Courtesy ICE/Handout via Reuters
Decker says by not acknowledging its detainer requests, local agents are merely slowing down the inevitable. When a person has had a detainer request placed on them in jail, they are given a copy of it upon release. And so, “They go, they run,” he says.
In the Pilarte case, ICE agents were not able to locate him in the community. They found him when he showed up for a court date last month — where ICE officials were waiting in the courtroom to take him into custody.
For documented, non-citizens, the Trump administration could increase deportations. Undocumented immigrants can be deported by ICE at any time, but those who are here legally, such as Pilarte, must be convicted of a very broadly defined “aggravated felony,” which includes crimes such as filing a false tax return and failure to appear in court.
Kris Kobach, Kansas's secretary of state, was photographed coming out of a meeting with Trump earlier this month holding documents that listed policy recommendations including targeting "any alien arrested for any crime" for deportation. “Alien” is anyone who is not a citizen.

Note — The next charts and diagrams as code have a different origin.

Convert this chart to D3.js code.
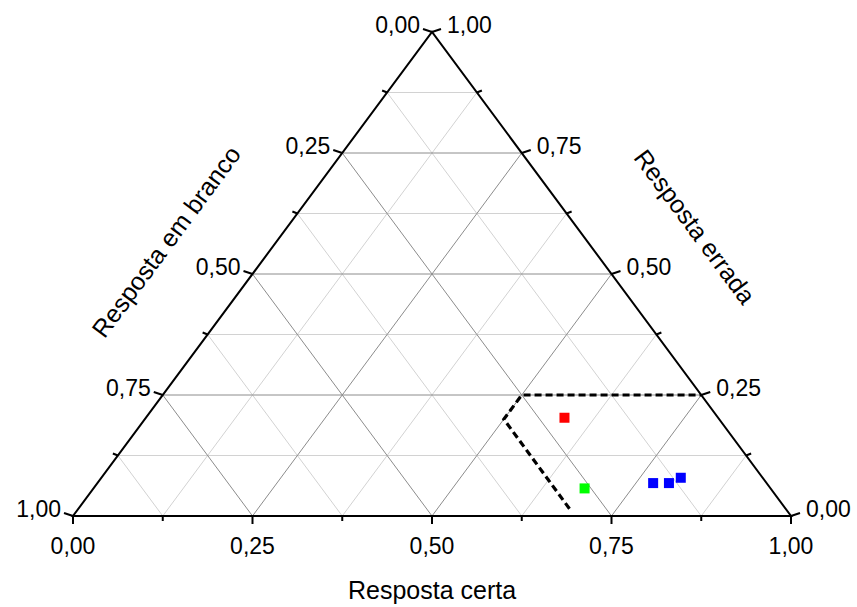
<!DOCTYPE html>
<html>
<head>
<meta charset="utf-8">
<script src="https://cdn.jsdelivr.net/npm/d3@7"></script>
<style>
  html, body { margin: 0; padding: 0; background: #fff; }
  text { font-family: "Liberation Sans", Arial, sans-serif; fill: #000; }
</style>
</head>
<body>
<svg id="chart" width="857" height="607"></svg>
<script>
// ---- data ----
const pointNames = ["p1", "p2", "p3", "p4", "p5"];
const certa   = [0.583, 0.684, 0.774, 0.796, 0.807];
const errada  = [0.203, 0.057, 0.068, 0.068, 0.079];
const branco  = [0.214, 0.259, 0.158, 0.136, 0.114];
const pointColors = ["#ff0000", "#00ff00", "#0000ff", "#0000ff", "#0000ff"];

const regionCerta  = [0.684, 0.5, 0.5, 0.75];
const regionErrada = [0.015, 0.2, 0.25, 0.25];

const majorTicks = [0, 0.25, 0.5, 0.75, 1];
const minorTicks = [0.125, 0.375, 0.625, 0.875];
const tickLabels = ["0,00", "0,25", "0,50", "0,75", "1,00"];
const gridValues = [0.125, 0.25, 0.375, 0.5, 0.625, 0.75, 0.875];

const titleBottom = "Resposta certa";
const titleLeft = "Resposta em branco";
const titleRight = "Resposta errada";

// ---- scales ----
const xScale = d3.scaleLinear().domain([0, 1]).range([73, 791]);
const yScale = d3.scaleLinear().domain([0, 1]).range([516, 32]);
function proj(c, e) { return [xScale(c + e / 2), yScale(e)]; }

const svg = d3.select("#chart");
const line = d3.line();

// ---- grid ----
const gGrid = svg.append("g");
gridValues.forEach(v => {
  const major = Math.abs(v * 4 - Math.round(v * 4)) < 1e-9;
  const col = major ? "#8c8c8c" : "#d2d2d2";
  const segs = [
    [proj(0, v), proj(1 - v, v)],          // constant errada
    [proj(v, 0), proj(v, 1 - v)],          // constant certa
    [proj(1 - v, 0), proj(0, 1 - v)]       // constant branco
  ];
  segs.forEach(s => {
    gGrid.append("path").attr("d", line(s))
      .attr("stroke", col).attr("stroke-width", 1).attr("fill", "none")
      .attr("data-major", major ? 1 : 0);
  });
});
gGrid.selectAll("path[data-major='1']").raise();

// ---- frame ----
svg.append("path")
  .attr("d", line([proj(0, 0), proj(1, 0), proj(0, 1)]) + "Z")
  .attr("fill", "none").attr("stroke", "#000").attr("stroke-width", 2)
  .attr("stroke-linejoin", "miter");

// ---- ticks ----
const gTicks = svg.append("g").attr("stroke", "#000").attr("stroke-width", 2);
function tick(p, dx, dy) {
  gTicks.append("line").attr("x1", p[0]).attr("y1", p[1])
    .attr("x2", p[0] + dx).attr("y2", p[1] + dy);
}
majorTicks.forEach(v => {
  tick(proj(v, 0), 0, 8);                 // bottom: certa
  tick(proj(1 - v, v), 9, -3);            // right: errada
  tick(proj(0, 1 - v), -9, -3);           // left: branco
});
minorTicks.forEach(v => {
  tick(proj(v, 0), 0, 5);
  tick(proj(1 - v, v), 5, -2);
  tick(proj(0, 1 - v), -5, -2);
});

// ---- tick labels ----
const gLab = svg.append("g").style("font-size", "23px");
majorTicks.forEach((v, i) => {
  const pb = proj(v, 0);
  gLab.append("text").attr("x", pb[0]).attr("y", pb[1] + 38)
    .attr("text-anchor", "middle").text(tickLabels[i]);
  const pr = proj(1 - v, v);
  gLab.append("text").attr("x", pr[0] + 15).attr("y", pr[1] + 1)
    .attr("text-anchor", "start").text(tickLabels[i]);
  const pl = proj(0, 1 - v);
  gLab.append("text").attr("x", pl[0] - 12).attr("y", pl[1] + 1)
    .attr("text-anchor", "end").text(tickLabels[i]);
});

// ---- axis titles ----
const ang = Math.atan2(yScale(0) - yScale(1), xScale(0.5) - xScale(0)) * 180 / Math.PI;
svg.append("text").attr("x", 432).attr("y", 599).attr("text-anchor", "middle")
  .style("font-size", "25px").text(titleBottom);
svg.append("text").attr("transform", `translate(168,243) rotate(${-ang})`)
  .attr("text-anchor", "middle").attr("dominant-baseline", "middle")
  .style("font-size", "25px").text(titleLeft);
svg.append("text").attr("transform", `translate(693,228) rotate(${ang})`)
  .attr("text-anchor", "middle").attr("dominant-baseline", "middle")
  .style("font-size", "25px").text(titleRight);

// ---- dashed region ----
svg.append("path")
  .attr("d", line(regionCerta.map((c, i) => proj(c, regionErrada[i]))))
  .attr("fill", "none").attr("stroke", "#000").attr("stroke-width", 3.2)
  .attr("stroke-dasharray", "7,4");

// ---- points ----
const sz = 10;
svg.append("g").selectAll("rect").data(pointNames).join("rect")
  .attr("x", (d, i) => proj(certa[i], errada[i])[0] - sz / 2)
  .attr("y", (d, i) => proj(certa[i], errada[i])[1] - sz / 2)
  .attr("width", sz).attr("height", sz)
  .attr("fill", (d, i) => pointColors[i]);
</script>
</body>
</html>
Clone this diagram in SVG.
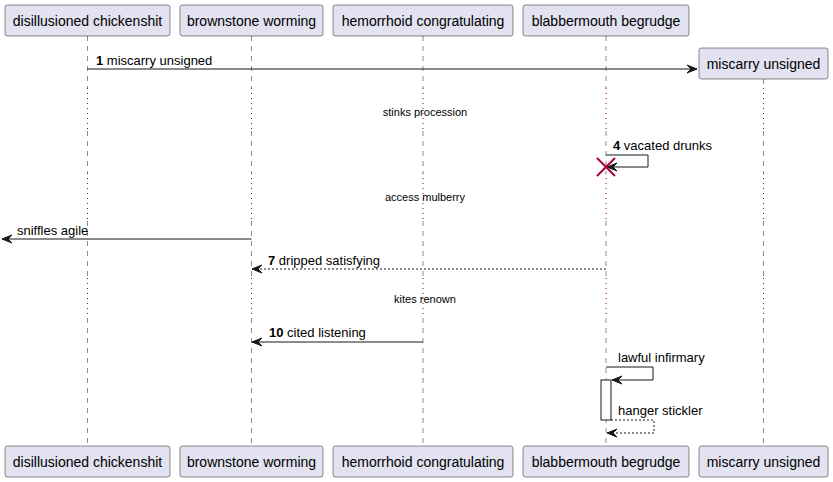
<svg xmlns="http://www.w3.org/2000/svg" width="833" height="482" viewBox="0 0 833 482">
<defs>
<style>
.box{fill:#E2E2F0;stroke:#181818;stroke-width:0.5}
.pt{font-family:"Liberation Sans",Arial,sans-serif;font-size:14px;fill:#000;text-anchor:middle}
.mt{font-family:"Liberation Sans",Arial,sans-serif;font-size:13px;fill:#000}
.dt{font-family:"Liberation Sans",Arial,sans-serif;font-size:11px;fill:#000;text-anchor:middle}
.life{stroke:#181818;stroke-width:0.5;stroke-dasharray:5,5;fill:none}
.delay{stroke:#A80036;stroke-width:1;stroke-dasharray:1,4;fill:none}
.msg{stroke:#181818;stroke-width:1;fill:none}
.dash{stroke:#181818;stroke-width:1;fill:none;stroke-dasharray:2,2}
.head{fill:#181818;stroke:#181818;stroke-width:1}
</style>
</defs>
<g id="lifelines">
<line class="life" x1="87.5" y1="36" x2="87.5" y2="88"/>
<line class="delay" x1="87.5" y1="88" x2="87.5" y2="131"/>
<line class="life" x1="87.5" y1="131" x2="87.5" y2="173"/>
<line class="delay" x1="87.5" y1="173" x2="87.5" y2="221"/>
<line class="life" x1="87.5" y1="221" x2="87.5" y2="278"/>
<line class="delay" x1="87.5" y1="278" x2="87.5" y2="318"/>
<line class="life" x1="87.5" y1="318" x2="87.5" y2="446"/>

<line class="life" x1="251.5" y1="36" x2="251.5" y2="88"/>
<line class="delay" x1="251.5" y1="88" x2="251.5" y2="131"/>
<line class="life" x1="251.5" y1="131" x2="251.5" y2="173"/>
<line class="delay" x1="251.5" y1="173" x2="251.5" y2="221"/>
<line class="life" x1="251.5" y1="221" x2="251.5" y2="278"/>
<line class="delay" x1="251.5" y1="278" x2="251.5" y2="318"/>
<line class="life" x1="251.5" y1="318" x2="251.5" y2="446"/>

<line class="life" x1="423" y1="36" x2="423" y2="88"/>
<line class="delay" x1="423" y1="88" x2="423" y2="131"/>
<line class="life" x1="423" y1="131" x2="423" y2="173"/>
<line class="delay" x1="423" y1="173" x2="423" y2="221"/>
<line class="life" x1="423" y1="221" x2="423" y2="278"/>
<line class="delay" x1="423" y1="278" x2="423" y2="318"/>
<line class="life" x1="423" y1="318" x2="423" y2="446"/>

<line class="life" x1="606" y1="36" x2="606" y2="88"/>
<line class="delay" x1="606" y1="88" x2="606" y2="131"/>
<line class="life" x1="606" y1="131" x2="606" y2="173"/>
<line class="delay" x1="606" y1="173" x2="606" y2="221"/>
<line class="life" x1="606" y1="221" x2="606" y2="278"/>
<line class="delay" x1="606" y1="278" x2="606" y2="318"/>
<line class="life" x1="606" y1="318" x2="606" y2="446"/>

<line class="life" x1="763.5" y1="79" x2="763.5" y2="88"/>
<line class="delay" x1="763.5" y1="88" x2="763.5" y2="131"/>
<line class="life" x1="763.5" y1="131" x2="763.5" y2="173"/>
<line class="delay" x1="763.5" y1="173" x2="763.5" y2="221"/>
<line class="life" x1="763.5" y1="221" x2="763.5" y2="278"/>
<line class="delay" x1="763.5" y1="278" x2="763.5" y2="318"/>
<line class="life" x1="763.5" y1="318" x2="763.5" y2="446"/>
</g>

<g id="activation">
<rect x="601" y="380" width="10" height="40" fill="#FFFFFF" stroke="#181818" stroke-width="1"/>
</g>

<g id="p1">
<rect class="box" x="5" y="5" width="165" height="31" rx="2.5"/>
<text class="pt" x="87.5" y="26">disillusioned chickenshit</text>
<rect class="box" x="5" y="446" width="165" height="31" rx="2.5"/>
<text class="pt" x="87.5" y="467">disillusioned chickenshit</text>
</g>
<g id="p2">
<rect class="box" x="180" y="5" width="143" height="31" rx="2.5"/>
<text class="pt" x="251.5" y="26">brownstone worming</text>
<rect class="box" x="180" y="446" width="143" height="31" rx="2.5"/>
<text class="pt" x="251.5" y="467">brownstone worming</text>
</g>
<g id="p3">
<rect class="box" x="333" y="5" width="180" height="31" rx="2.5"/>
<text class="pt" x="423" y="26">hemorrhoid congratulating</text>
<rect class="box" x="333" y="446" width="180" height="31" rx="2.5"/>
<text class="pt" x="423" y="467">hemorrhoid congratulating</text>
</g>
<g id="p4">
<rect class="box" x="523" y="5" width="166" height="31" rx="2.5"/>
<text class="pt" x="606" y="26">blabbermouth begrudge</text>
<rect class="box" x="523" y="446" width="166" height="31" rx="2.5"/>
<text class="pt" x="606" y="467">blabbermouth begrudge</text>
</g>
<g id="p5">
<rect class="box" x="699" y="48" width="129" height="31" rx="2.5"/>
<text class="pt" x="763.5" y="69">miscarry unsigned</text>
<rect class="box" x="699" y="446" width="129" height="31" rx="2.5"/>
<text class="pt" x="763.5" y="467">miscarry unsigned</text>
</g>

<g id="delays">
<text class="dt" x="425" y="116">stinks procession</text>
<text class="dt" x="425" y="201">access mulberry</text>
<text class="dt" x="425" y="303">kites renown</text>
</g>

<g id="connectors">
<line class="msg" x1="87.5" y1="69" x2="697" y2="69"/>
<polygon class="head" points="687,65 697,69 687,73 691,69"/>
<text class="mt" x="96" y="65"><tspan font-weight="bold">1</tspan> miscarry unsigned</text>

<polyline class="msg" points="606,155 648,155 648,167 607,167"/>
<polygon class="head" points="617,163 607,167 617,171 613,167"/>
<text class="mt" x="613" y="150"><tspan font-weight="bold">4</tspan> vacated drunks</text>
<g stroke="#A80036" stroke-width="2">
<line x1="597" y1="158" x2="615" y2="176"/>
<line x1="615" y1="158" x2="597" y2="176"/>
</g>

<line class="msg" x1="251.5" y1="239" x2="2" y2="239"/>
<polygon class="head" points="12,235 2,239 12,243 8,239"/>
<text class="mt" x="17" y="235">sniffles agile</text>

<line class="dash" x1="606" y1="269" x2="252" y2="269"/>
<polygon class="head" points="262,265 252,269 262,273 258,269"/>
<text class="mt" x="268" y="265"><tspan font-weight="bold">7</tspan> dripped satisfying</text>

<line class="msg" x1="423" y1="342" x2="252" y2="342"/>
<polygon class="head" points="262,338 252,342 262,346 258,342"/>
<text class="mt" x="269" y="337"><tspan font-weight="bold">10</tspan> cited listening</text>

<polyline class="msg" points="606,367 653,367 653,380 612,380"/>
<polygon class="head" points="622,376 612,380 622,384 618,380"/>
<text class="mt" x="618" y="362">lawful infirmary</text>

<polyline class="dash" points="611,420 654,420 654,433 607,433"/>
<polygon class="head" points="617,429 607,433 617,437 613,433"/>
<text class="mt" x="618" y="415">hanger stickler</text>
</g>
</svg>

Should Trump heed this advice, sanctuary cities would need to reform the policing practices if they wanted to limit how much their work on crime intersects with immigration enforcement. They could, for example, limit so-called "broken windows policing" in New York City and stop-and-frisk in Philadelphia, which ensnare people in the criminal justice system for low-level offenses.
Max Rivlin-Nadler wrote in the Village Voice this month, “[F]or many residents, the promise sanctuary never arrived, until broken windows is ended or reformed, it remains a long way off.”